Listed records:

>>>>>

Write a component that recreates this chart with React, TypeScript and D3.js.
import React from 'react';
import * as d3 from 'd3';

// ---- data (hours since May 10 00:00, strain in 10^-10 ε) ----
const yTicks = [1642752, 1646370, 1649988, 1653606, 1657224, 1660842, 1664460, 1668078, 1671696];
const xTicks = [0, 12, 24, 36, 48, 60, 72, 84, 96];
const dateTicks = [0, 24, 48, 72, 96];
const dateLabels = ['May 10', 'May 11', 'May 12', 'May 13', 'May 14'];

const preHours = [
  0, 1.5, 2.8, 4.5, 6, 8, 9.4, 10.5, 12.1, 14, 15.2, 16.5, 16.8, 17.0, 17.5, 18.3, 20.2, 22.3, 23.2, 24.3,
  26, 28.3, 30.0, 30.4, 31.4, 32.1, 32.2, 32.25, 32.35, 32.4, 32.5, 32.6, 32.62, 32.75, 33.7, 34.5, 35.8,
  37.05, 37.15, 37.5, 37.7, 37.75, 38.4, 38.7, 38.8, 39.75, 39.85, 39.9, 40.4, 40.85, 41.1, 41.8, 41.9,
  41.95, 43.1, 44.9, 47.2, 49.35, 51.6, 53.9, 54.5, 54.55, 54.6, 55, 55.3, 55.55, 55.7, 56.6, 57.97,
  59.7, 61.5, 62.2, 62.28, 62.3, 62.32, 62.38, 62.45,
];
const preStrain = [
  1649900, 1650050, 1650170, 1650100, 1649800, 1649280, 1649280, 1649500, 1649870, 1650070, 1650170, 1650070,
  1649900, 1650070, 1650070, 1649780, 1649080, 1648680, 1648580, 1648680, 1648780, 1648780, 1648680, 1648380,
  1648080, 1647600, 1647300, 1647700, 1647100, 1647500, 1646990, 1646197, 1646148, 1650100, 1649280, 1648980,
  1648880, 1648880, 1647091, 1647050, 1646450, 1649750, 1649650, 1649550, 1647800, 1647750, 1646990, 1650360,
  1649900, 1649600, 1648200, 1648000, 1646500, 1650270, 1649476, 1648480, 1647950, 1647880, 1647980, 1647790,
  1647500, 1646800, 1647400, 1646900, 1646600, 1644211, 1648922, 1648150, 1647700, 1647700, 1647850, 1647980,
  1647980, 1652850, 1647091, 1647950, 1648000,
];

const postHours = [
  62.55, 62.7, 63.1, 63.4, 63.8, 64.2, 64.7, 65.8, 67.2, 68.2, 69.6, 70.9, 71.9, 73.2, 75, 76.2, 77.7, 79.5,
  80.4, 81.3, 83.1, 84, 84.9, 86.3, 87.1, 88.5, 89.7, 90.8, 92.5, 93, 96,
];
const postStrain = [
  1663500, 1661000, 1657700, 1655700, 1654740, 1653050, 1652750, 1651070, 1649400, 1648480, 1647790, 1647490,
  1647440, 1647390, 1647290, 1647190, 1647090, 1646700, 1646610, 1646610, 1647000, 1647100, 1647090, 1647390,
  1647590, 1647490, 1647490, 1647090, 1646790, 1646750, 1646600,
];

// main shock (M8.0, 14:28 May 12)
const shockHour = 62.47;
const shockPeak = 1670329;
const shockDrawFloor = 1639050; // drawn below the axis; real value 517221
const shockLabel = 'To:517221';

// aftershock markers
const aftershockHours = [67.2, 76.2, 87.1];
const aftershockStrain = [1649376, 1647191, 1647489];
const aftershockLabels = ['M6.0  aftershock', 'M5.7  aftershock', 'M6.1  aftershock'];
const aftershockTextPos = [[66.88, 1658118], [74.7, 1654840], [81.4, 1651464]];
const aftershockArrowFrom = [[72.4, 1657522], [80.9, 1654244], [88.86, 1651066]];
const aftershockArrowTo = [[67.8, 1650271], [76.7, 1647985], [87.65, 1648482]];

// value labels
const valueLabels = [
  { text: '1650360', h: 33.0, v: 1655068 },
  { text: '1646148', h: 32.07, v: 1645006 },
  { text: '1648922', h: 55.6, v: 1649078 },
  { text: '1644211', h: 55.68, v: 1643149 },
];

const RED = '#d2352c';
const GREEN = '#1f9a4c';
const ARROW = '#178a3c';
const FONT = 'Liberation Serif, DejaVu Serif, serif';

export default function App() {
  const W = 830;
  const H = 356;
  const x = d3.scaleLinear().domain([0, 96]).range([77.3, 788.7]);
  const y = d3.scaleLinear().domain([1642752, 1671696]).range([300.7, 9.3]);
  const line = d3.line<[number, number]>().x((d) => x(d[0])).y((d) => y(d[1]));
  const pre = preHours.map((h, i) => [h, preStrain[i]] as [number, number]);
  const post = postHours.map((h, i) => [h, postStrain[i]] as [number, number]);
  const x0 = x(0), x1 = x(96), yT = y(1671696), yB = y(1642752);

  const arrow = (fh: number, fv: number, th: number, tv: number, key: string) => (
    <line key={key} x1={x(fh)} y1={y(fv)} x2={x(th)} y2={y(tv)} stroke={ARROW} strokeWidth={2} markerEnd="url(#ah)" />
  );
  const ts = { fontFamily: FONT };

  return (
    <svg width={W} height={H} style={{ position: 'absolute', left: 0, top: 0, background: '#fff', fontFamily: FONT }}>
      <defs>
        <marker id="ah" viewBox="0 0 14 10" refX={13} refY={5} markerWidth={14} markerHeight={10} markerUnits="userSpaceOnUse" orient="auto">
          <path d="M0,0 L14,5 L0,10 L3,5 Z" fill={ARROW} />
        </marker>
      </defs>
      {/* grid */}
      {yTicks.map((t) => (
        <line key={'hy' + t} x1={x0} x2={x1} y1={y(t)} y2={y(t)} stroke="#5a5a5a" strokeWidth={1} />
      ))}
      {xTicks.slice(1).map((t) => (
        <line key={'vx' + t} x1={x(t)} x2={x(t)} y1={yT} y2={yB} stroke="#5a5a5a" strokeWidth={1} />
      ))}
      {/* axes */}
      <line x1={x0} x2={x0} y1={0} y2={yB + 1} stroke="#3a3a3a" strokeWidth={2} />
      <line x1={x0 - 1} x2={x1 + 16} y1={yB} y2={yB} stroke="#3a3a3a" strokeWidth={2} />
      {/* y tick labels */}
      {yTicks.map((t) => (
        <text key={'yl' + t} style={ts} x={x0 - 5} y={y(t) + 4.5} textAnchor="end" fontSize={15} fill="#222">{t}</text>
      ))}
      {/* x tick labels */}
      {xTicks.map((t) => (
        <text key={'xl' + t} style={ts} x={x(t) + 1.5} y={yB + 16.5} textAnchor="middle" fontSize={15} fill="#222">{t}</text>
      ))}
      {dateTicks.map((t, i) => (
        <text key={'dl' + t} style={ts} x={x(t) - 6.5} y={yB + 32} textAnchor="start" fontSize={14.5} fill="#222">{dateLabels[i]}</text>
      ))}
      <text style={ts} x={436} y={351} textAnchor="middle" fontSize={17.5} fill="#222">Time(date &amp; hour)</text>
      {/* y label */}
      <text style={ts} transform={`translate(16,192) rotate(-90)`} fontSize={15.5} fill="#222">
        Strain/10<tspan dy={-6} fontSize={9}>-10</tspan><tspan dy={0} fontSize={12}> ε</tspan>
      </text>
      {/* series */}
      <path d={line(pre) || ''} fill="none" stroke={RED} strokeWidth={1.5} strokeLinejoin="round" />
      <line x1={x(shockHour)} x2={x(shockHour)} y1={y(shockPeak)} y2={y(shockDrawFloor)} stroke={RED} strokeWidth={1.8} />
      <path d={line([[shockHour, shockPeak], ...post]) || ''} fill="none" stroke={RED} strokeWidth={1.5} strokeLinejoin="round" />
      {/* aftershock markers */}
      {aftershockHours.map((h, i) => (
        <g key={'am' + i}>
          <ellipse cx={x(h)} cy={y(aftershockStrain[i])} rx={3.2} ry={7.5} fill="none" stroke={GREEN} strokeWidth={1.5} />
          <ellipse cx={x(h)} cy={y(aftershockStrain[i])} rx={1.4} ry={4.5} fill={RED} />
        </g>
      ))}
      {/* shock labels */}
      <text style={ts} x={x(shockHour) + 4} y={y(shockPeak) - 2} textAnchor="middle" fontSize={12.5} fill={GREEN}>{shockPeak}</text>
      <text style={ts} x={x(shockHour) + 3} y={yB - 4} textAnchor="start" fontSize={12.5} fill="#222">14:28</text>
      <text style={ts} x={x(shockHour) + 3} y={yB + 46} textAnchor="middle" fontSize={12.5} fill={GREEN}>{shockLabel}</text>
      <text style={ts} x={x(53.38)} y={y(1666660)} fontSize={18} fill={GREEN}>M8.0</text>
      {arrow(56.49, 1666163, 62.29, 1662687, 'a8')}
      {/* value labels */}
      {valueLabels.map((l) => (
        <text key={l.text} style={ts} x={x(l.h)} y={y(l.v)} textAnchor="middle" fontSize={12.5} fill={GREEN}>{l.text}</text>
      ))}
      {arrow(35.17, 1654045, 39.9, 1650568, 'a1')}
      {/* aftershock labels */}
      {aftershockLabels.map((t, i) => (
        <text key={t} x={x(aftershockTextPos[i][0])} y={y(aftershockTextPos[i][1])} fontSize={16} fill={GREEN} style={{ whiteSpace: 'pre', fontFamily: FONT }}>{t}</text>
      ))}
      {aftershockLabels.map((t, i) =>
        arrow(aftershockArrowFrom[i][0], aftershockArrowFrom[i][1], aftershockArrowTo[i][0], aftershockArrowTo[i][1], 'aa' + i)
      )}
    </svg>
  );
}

<<<<<
>>>>>

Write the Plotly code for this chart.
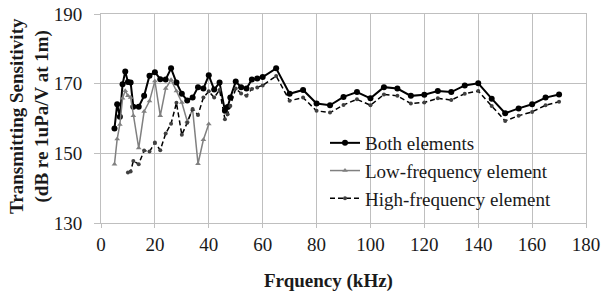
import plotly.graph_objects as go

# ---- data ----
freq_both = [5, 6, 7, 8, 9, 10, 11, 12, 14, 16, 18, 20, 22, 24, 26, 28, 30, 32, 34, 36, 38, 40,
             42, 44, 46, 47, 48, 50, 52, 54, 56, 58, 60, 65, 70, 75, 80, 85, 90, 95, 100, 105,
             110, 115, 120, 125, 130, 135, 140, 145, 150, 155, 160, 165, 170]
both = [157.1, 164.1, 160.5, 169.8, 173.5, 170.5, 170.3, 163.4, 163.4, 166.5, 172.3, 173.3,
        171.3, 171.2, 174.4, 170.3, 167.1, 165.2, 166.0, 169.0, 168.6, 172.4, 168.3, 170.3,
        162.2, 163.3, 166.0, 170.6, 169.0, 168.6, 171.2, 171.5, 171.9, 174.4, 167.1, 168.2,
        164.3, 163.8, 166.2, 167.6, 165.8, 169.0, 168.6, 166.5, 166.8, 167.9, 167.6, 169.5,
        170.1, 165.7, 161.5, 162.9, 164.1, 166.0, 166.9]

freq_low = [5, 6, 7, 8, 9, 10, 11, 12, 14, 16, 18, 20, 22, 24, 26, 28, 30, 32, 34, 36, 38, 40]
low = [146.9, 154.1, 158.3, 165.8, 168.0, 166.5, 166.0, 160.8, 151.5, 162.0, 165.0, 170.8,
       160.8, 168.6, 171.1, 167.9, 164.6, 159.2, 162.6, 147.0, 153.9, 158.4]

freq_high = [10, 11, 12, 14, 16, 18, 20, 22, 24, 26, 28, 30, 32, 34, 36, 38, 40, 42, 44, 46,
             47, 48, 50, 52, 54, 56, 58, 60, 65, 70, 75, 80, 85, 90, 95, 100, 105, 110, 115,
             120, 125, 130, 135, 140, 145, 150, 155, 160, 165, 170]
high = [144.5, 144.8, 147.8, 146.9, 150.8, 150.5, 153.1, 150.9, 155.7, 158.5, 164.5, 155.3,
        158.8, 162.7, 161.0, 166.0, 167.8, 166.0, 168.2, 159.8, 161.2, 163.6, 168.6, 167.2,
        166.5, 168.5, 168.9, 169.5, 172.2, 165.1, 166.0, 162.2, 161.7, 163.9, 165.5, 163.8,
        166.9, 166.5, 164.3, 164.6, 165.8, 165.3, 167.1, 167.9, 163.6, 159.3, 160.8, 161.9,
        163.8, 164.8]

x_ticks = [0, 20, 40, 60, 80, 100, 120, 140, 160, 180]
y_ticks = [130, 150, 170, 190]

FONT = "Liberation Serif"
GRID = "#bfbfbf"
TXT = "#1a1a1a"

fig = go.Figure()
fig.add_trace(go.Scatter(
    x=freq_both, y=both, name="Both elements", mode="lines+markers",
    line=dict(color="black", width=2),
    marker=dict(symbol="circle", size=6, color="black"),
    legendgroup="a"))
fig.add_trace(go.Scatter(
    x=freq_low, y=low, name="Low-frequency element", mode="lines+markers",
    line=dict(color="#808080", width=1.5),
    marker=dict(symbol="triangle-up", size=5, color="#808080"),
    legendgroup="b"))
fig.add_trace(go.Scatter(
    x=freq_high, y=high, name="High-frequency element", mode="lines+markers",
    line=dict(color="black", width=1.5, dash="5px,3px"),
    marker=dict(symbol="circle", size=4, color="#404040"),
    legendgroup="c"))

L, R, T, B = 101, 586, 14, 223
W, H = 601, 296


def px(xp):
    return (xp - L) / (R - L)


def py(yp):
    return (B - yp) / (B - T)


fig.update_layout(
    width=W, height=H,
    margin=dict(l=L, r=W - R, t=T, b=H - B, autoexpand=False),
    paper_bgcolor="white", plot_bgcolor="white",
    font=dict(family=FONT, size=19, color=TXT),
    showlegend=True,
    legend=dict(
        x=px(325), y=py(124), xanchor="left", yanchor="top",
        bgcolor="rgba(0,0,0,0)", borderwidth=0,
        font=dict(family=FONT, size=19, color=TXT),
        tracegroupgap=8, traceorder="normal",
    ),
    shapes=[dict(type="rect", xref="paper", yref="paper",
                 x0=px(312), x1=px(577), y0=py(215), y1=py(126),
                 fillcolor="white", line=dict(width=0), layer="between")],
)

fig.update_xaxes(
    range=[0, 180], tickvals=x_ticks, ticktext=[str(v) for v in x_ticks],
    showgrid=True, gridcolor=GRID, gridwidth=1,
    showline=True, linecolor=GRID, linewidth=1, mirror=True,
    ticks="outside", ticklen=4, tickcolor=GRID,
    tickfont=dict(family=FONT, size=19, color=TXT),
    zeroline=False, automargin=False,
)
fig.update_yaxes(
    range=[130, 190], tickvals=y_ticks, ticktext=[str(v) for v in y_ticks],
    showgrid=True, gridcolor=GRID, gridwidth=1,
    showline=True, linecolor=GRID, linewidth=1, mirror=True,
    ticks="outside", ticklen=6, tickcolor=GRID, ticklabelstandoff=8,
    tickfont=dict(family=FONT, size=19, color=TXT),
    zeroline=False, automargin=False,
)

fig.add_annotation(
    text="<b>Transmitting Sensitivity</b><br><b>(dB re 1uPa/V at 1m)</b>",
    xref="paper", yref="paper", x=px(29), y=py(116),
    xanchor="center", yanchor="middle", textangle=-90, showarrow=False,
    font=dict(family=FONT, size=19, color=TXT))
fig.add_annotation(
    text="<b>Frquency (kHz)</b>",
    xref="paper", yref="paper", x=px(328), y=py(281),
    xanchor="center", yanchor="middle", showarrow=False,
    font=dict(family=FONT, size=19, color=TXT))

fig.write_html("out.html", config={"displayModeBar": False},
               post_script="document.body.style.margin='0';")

<<<<<
>>>>>

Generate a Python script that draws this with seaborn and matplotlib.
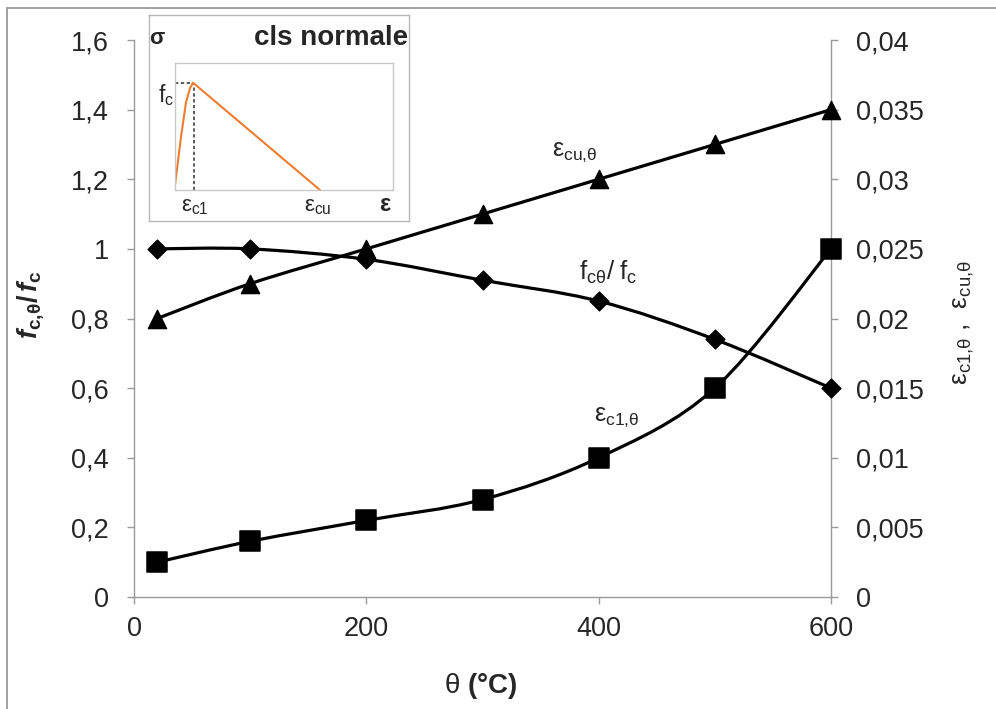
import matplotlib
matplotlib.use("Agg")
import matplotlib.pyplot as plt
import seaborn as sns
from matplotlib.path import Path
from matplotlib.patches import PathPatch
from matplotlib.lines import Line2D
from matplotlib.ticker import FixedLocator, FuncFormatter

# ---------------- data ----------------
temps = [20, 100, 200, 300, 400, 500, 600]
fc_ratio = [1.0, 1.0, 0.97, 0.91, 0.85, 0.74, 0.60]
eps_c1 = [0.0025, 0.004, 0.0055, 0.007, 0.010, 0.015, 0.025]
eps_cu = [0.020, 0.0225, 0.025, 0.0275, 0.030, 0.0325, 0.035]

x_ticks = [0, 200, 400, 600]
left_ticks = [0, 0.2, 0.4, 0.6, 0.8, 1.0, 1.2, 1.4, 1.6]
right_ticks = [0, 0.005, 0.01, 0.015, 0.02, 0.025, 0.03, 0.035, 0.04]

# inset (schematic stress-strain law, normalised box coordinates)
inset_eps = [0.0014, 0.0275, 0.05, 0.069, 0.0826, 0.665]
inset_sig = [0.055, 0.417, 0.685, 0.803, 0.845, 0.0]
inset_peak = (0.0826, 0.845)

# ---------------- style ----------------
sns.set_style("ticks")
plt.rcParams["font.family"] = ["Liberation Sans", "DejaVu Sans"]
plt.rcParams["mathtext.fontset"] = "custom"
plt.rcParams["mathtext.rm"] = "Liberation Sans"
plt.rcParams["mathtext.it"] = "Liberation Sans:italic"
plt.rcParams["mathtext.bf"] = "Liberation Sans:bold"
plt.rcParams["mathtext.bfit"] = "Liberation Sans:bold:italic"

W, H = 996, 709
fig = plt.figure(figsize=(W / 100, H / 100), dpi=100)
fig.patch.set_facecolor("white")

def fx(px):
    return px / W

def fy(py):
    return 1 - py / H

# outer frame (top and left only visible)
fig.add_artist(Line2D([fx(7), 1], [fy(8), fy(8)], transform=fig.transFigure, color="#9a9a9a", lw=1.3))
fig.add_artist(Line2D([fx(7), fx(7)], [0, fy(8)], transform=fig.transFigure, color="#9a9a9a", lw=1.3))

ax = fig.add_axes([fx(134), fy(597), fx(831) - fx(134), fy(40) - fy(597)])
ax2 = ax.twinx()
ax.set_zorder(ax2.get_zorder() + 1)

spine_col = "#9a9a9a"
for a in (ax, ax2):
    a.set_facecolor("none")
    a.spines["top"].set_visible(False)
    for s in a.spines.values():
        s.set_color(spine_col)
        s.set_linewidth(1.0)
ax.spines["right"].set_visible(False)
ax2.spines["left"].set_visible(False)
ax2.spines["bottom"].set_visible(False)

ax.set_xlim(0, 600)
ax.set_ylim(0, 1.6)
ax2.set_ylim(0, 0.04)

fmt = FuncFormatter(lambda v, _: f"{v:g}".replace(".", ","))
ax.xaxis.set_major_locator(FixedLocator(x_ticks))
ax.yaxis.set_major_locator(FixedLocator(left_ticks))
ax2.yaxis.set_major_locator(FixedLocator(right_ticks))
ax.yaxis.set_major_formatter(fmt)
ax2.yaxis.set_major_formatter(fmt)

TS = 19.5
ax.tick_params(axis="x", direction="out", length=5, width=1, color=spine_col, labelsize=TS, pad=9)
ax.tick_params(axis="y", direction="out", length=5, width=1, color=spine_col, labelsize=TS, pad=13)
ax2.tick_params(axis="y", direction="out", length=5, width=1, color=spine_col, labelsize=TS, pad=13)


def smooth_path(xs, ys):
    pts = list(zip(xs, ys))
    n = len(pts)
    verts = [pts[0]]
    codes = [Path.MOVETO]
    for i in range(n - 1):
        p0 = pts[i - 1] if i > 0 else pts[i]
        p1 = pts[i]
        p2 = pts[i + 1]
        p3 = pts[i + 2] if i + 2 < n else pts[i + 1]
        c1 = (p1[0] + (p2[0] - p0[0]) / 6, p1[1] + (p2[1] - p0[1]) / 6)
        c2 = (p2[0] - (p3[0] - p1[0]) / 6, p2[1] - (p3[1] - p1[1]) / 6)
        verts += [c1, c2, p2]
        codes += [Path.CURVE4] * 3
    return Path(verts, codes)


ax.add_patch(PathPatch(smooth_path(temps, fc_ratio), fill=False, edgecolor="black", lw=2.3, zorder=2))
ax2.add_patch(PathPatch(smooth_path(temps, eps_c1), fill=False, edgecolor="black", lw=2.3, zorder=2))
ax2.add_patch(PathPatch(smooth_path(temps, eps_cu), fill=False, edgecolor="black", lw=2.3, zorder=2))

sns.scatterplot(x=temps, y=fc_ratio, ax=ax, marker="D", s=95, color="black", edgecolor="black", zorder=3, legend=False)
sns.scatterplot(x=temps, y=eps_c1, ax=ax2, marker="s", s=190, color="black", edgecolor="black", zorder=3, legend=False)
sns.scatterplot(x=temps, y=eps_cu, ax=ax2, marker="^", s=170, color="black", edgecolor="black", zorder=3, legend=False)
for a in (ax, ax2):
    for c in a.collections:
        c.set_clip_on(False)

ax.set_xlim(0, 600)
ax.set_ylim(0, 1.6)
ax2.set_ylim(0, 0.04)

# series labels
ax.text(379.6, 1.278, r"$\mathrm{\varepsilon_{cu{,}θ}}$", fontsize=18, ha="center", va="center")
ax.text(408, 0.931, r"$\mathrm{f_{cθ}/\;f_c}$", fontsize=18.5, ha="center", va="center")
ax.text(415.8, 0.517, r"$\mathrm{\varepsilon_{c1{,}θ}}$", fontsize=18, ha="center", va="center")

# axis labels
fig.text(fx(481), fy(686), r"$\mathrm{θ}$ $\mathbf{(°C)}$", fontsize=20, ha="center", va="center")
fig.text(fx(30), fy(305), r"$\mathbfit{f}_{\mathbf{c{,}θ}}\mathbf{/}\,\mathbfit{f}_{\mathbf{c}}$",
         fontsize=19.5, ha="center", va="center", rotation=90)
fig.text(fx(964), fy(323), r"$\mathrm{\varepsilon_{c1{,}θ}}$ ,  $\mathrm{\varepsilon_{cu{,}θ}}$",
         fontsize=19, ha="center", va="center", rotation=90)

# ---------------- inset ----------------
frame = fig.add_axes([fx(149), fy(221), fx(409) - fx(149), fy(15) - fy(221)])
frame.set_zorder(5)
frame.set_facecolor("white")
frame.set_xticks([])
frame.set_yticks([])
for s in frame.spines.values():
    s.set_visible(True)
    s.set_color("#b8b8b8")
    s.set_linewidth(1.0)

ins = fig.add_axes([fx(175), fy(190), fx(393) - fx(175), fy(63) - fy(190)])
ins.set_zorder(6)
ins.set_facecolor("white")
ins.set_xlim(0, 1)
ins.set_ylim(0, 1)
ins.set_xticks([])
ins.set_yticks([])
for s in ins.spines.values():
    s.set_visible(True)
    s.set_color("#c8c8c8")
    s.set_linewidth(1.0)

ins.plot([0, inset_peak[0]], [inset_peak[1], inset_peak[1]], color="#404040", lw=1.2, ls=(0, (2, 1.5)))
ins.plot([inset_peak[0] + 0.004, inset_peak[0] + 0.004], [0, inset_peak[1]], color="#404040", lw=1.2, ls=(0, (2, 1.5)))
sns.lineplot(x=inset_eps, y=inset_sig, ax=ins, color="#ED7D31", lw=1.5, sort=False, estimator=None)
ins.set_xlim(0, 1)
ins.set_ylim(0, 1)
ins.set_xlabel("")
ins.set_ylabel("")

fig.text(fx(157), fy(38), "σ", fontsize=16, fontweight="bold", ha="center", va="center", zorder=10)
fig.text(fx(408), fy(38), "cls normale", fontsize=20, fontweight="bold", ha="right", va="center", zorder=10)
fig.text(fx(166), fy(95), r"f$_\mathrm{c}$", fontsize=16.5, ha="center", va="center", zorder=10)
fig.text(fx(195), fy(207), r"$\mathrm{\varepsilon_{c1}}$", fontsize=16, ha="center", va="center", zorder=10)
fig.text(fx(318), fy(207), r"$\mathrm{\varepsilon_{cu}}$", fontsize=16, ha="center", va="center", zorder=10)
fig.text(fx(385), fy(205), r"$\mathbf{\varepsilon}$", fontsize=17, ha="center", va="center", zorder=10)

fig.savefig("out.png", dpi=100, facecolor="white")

<<<<<

What is expected: Skip the pictures and repeat, word for word, the lines from the one containing "Generate a Python" to the one containing "inset_peak = (0.0826, 0.845)", keeping both of those lines.

Full response:
Generate a Python script that draws this with seaborn and matplotlib.
import matplotlib
matplotlib.use("Agg")
import matplotlib.pyplot as plt
import seaborn as sns
from matplotlib.path import Path
from matplotlib.patches import PathPatch
from matplotlib.lines import Line2D
from matplotlib.ticker import FixedLocator, FuncFormatter

# ---------------- data ----------------
temps = [20, 100, 200, 300, 400, 500, 600]
fc_ratio = [1.0, 1.0, 0.97, 0.91, 0.85, 0.74, 0.60]
eps_c1 = [0.0025, 0.004, 0.0055, 0.007, 0.010, 0.015, 0.025]
eps_cu = [0.020, 0.0225, 0.025, 0.0275, 0.030, 0.0325, 0.035]

x_ticks = [0, 200, 400, 600]
left_ticks = [0, 0.2, 0.4, 0.6, 0.8, 1.0, 1.2, 1.4, 1.6]
right_ticks = [0, 0.005, 0.01, 0.015, 0.02, 0.025, 0.03, 0.035, 0.04]

# inset (schematic stress-strain law, normalised box coordinates)
inset_eps = [0.0014, 0.0275, 0.05, 0.069, 0.0826, 0.665]
inset_sig = [0.055, 0.417, 0.685, 0.803, 0.845, 0.0]
inset_peak = (0.0826, 0.845)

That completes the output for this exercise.